Joe Lieberman, who served as a Democratic senator from Connecticut for many years and was once the party's 2000 vice presidential nominee, is one of the key finalists to be named the next director of the FBI and the prospect is upsetting many of his former colleagues.
President Donald Trump answered in the affirmative when asked Thursday if Lieberman was under consideration. The position is open after the chief executive abruptly fired the previous FBI director, James Comey, allegedly out of frustration with the agency's ongoing investigation of Trump officials' ties to the Russian Federation.
The president also has been accused of trying to pressure Comey into ending the FBI's investigation of Mike Flynn, the former general who headed the National Security Council until he was forced to resign after he was revealed to have lied about his conversations with Russian officials. Trump denied that he had done so in a Thursday news conference.
According to the New York Times, several high-level Trump aides have been urging him not to appoint Lieberman, citing the former senator's lack of federal law enforcement experience and his political background. It's not certain that Lieberman will get the FBI job, but was spotted leaving the White House on Wednesday.
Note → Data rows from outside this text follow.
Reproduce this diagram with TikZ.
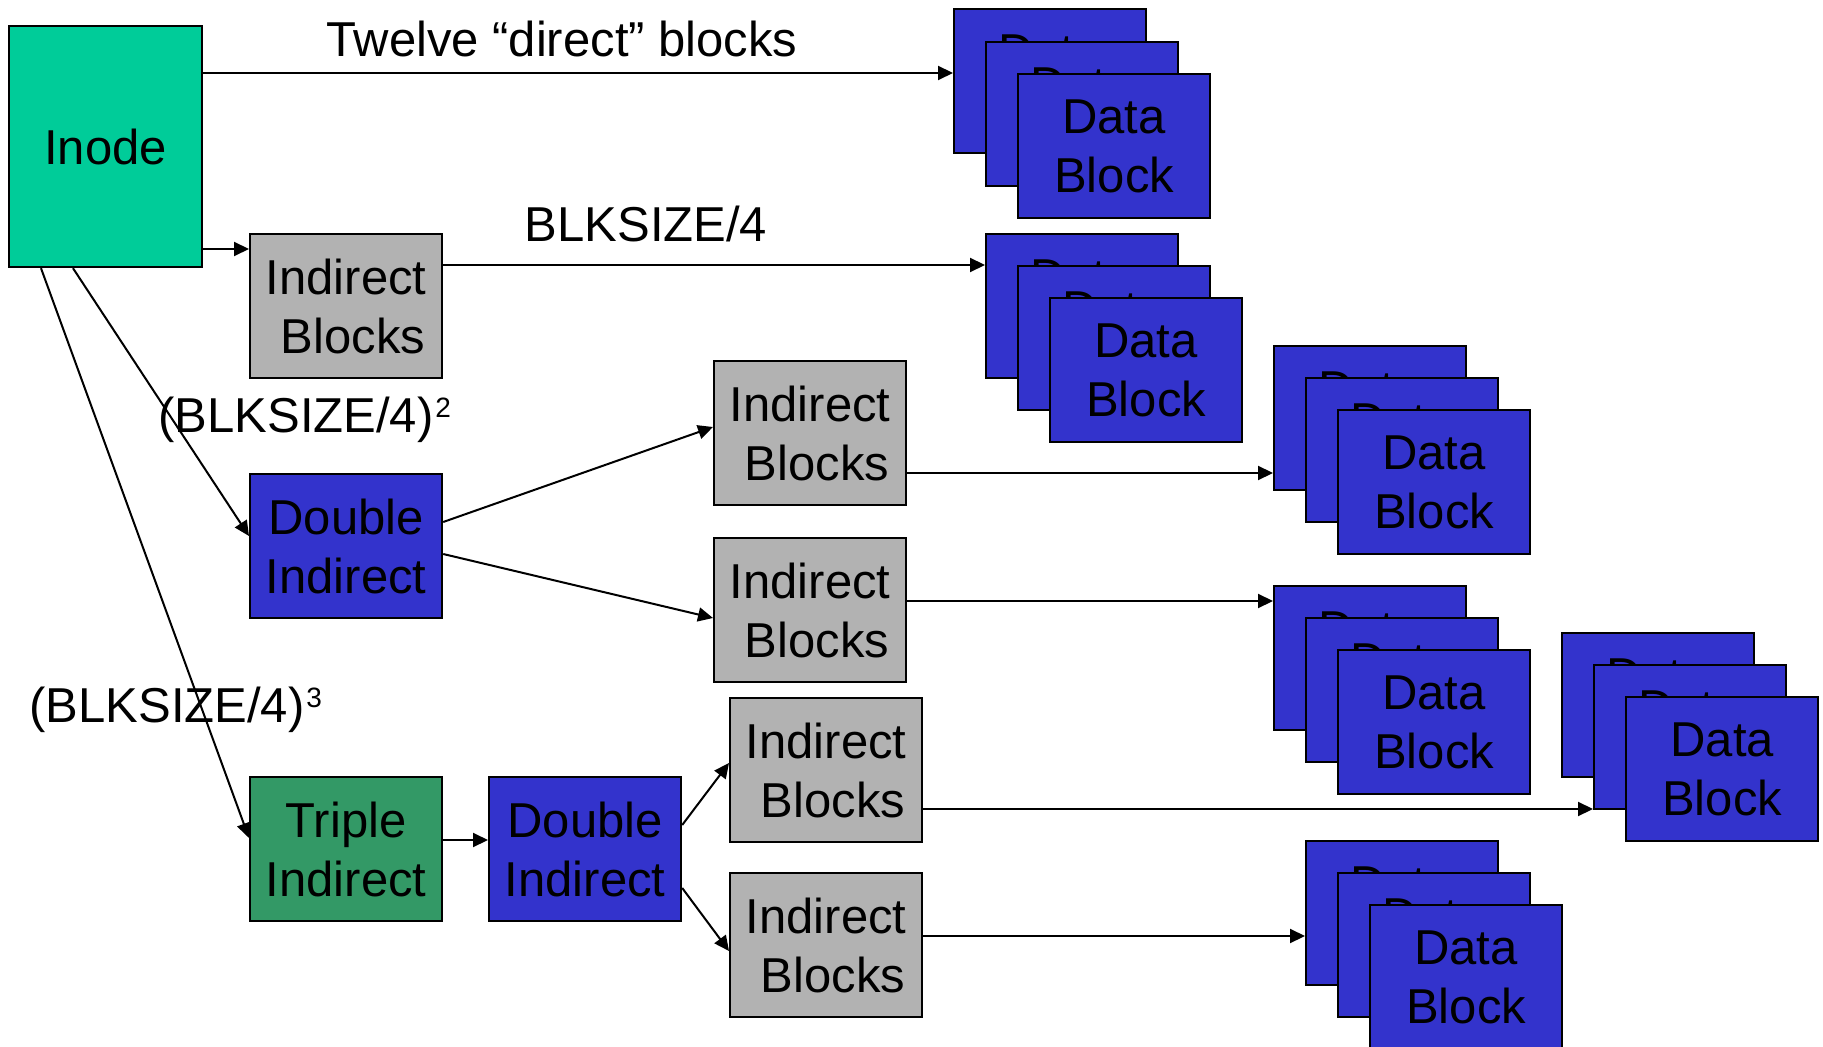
\documentclass[tikz,border=0pt]{standalone}
\usepackage{fontspec}
\setmainfont{Liberation Sans}
\usetikzlibrary{arrows.meta,calc}
\definecolor{cteal}{HTML}{00CC99}
\definecolor{cgray}{HTML}{B2B2B2}
\definecolor{cblue}{HTML}{3333CC}
\definecolor{cgreen}{HTML}{339966}
\newcommand\mysup[1]{\hspace{1pt}\raisebox{7.5pt}{\fontsize{14pt}{14pt}\selectfont #1}}
\begin{document}
\begin{tikzpicture}[x=0.5pt,y=-0.5pt,
  every node/.style={font=\fontsize{24.5pt}{29.5pt}\selectfont},
  blk/.style={draw=black,line width=1.1pt,minimum width=96pt,minimum height=72pt,
              inner sep=0pt,anchor=north west,align=center},
  ibox/.style={blk,fill=cgray},
  dbox/.style={blk,fill=cblue},
  tbox/.style={blk,fill=cgreen},
  lbl/.style={inner sep=0pt},
  arr/.style={line width=1pt,-{Triangle[length=7.5pt,width=7pt]}}]
\useasboundingbox (0,0) rectangle (1823,1047);

% main boxes
\node[blk,fill=cteal,minimum width=96.5pt,minimum height=120.5pt] (inode) at (8,25) {Inode};
\node[ibox] (ib1) at (249,233) {Indirect\\\hspace*{.278em}Blocks};
\node[dbox] (di1) at (249,473) {Double\\Indirect};
\node[ibox] (ib2) at (713,360) {Indirect\\\hspace*{.278em}Blocks};
\node[ibox] (ib3) at (713,537) {Indirect\\\hspace*{.278em}Blocks};
\node[tbox] (ti) at (249,776) {Triple\\Indirect};
\node[dbox] (di2) at (488,776) {Double\\Indirect};
\node[ibox] (ib4) at (729,697) {Indirect\\\hspace*{.278em}Blocks};
\node[ibox] (ib5) at (729,872) {Indirect\\\hspace*{.278em}Blocks};

% data block stacks
\node[dbox] (d1a) at (953,8) {Data\\Block};
\node[dbox] (d1b) at (985,41) {Data\\Block};
\node[dbox] (d1c) at (1017,73) {Data\\Block};

\node[dbox] (d2a) at (985,233) {Data\\Block};
\node[dbox] (d2b) at (1017,265) {Data\\Block};
\node[dbox] (d2c) at (1049,297) {Data\\Block};

\node[dbox] (d3a) at (1273,345) {Data\\Block};
\node[dbox] (d3b) at (1305,377) {Data\\Block};
\node[dbox] (d3c) at (1337,409) {Data\\Block};

\node[dbox] (d4a) at (1273,585) {Data\\Block};
\node[dbox] (d4b) at (1305,617) {Data\\Block};
\node[dbox] (d4c) at (1337,649) {Data\\Block};

\node[dbox] (d5a) at (1561,632) {Data\\Block};
\node[dbox] (d5b) at (1593,664) {Data\\Block};
\node[dbox] (d5c) at (1625,696) {Data\\Block};

\node[dbox] (d6a) at (1305,840) {Data\\Block};
\node[dbox] (d6b) at (1337,872) {Data\\Block};
\node[dbox] (d6c) at (1369,904) {Data\\Block};

% labels
\node[lbl,anchor=base] (lt) at (562,57) {Twelve “direct” blocks};
\node[lbl,anchor=base] (lb) at (646,242) {BLKSIZE/4};
\node[lbl,anchor=base west] (lb2) at (158,433) {(BLKSIZE/4)\mysup{2}};
\node[lbl,anchor=base west] (lb3) at (29,722) {(BLKSIZE/4)\mysup{3}};

% connectors
\draw[arr] ($(inode.north east)+(0,48)$) -- ($(d1a.north west)+(0,65)$);
\draw[arr] ($(inode.north east)+(0,224)$) -- ($(ib1.north west)+(0,16)$);
\draw[arr] ($(ib1.north east)+(0,32)$) -- ($(d2a.north west)+(0,32)$);
\draw[arr] ($(inode.south west)+(65,0)$) -- ($(di1.north west)+(0,63)$);
\draw[arr] ($(inode.south west)+(33,0)$) -- ($(ti.north west)+(0,62)$);
\draw[arr] ($(di1.north east)+(0,49)$) -- ($(ib2.north west)+(0,67)$);
\draw[arr] ($(di1.north east)+(0,81)$) -- ($(ib3.north west)+(0,81)$);
\draw[arr] ($(ib2.north east)+(0,113)$) -- ($(d3a.north west)+(0,128)$);
\draw[arr] ($(ib3.north east)+(0,64)$) -- ($(d4a.north west)+(0,16)$);
\draw[arr] ($(ti.north east)+(0,64)$) -- ($(di2.north west)+(0,64)$);
\draw[arr] ($(di2.north east)+(0,49)$) -- ($(ib4.north west)+(0,66)$);
\draw[arr] ($(di2.north east)+(0,112)$) -- ($(ib5.north west)+(0,79)$);
\draw[arr] ($(ib4.north east)+(0,112)$) -- ($(d5b.north west)+(0,145)$);
\draw[arr] ($(ib5.north east)+(0,64)$) -- ($(d6a.north west)+(0,96)$);
\end{tikzpicture}
\end{document}
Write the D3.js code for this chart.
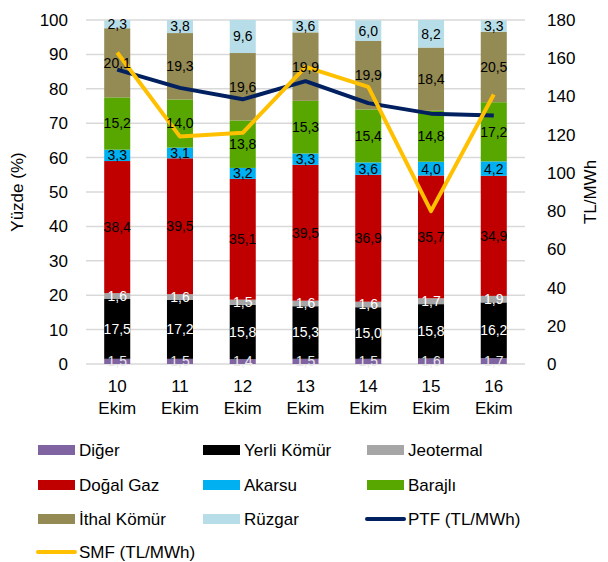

Liberman has many Republican fans who appreciate his strong support of former president George W. Bush's Iraq invasion as well as his 2008 endorsement of John McCain, the GOP's presidential nominee that year.
"Joe Lieberman is probably the only person that could get 100 votes in the Senate," Texas Sen. John Cornyn proclaimed on Thursday.
That confident prediction is certainly incorrect. In an interview with Politico, Sen. Sherrod Brown, D-Ohio, went on a long disquisition about his many problems with Lieberman, including his undermining of former president Barack Obama's nuclear deal with Iran.
Many liberal activists were so incensed with Lieberman's departures from Democratic orthodoxies that they successfully defeated him in his 2006 party primary. Lieberman ran as an independent and won re-election, however.
Brown and other Democrats have also cited Lieberman's current employment with Kasowitz Benson Torres & Friedman, a law firm that has long represented the president in legal disputes.
While he is widely disliked by progressives, Lieberman also may not find much support from more centrist Democrats, his long-time allies who have defended him over the years as he faced attacks from the political left.
“Any other time, man, Joe is an excellent, excellent, choice,” Sen. Joe Manchin of West Virginia told Politico.
According to the Times, if Lieberman were nominated and approved, he may not intend to serve the full 10-year term of an FBI director.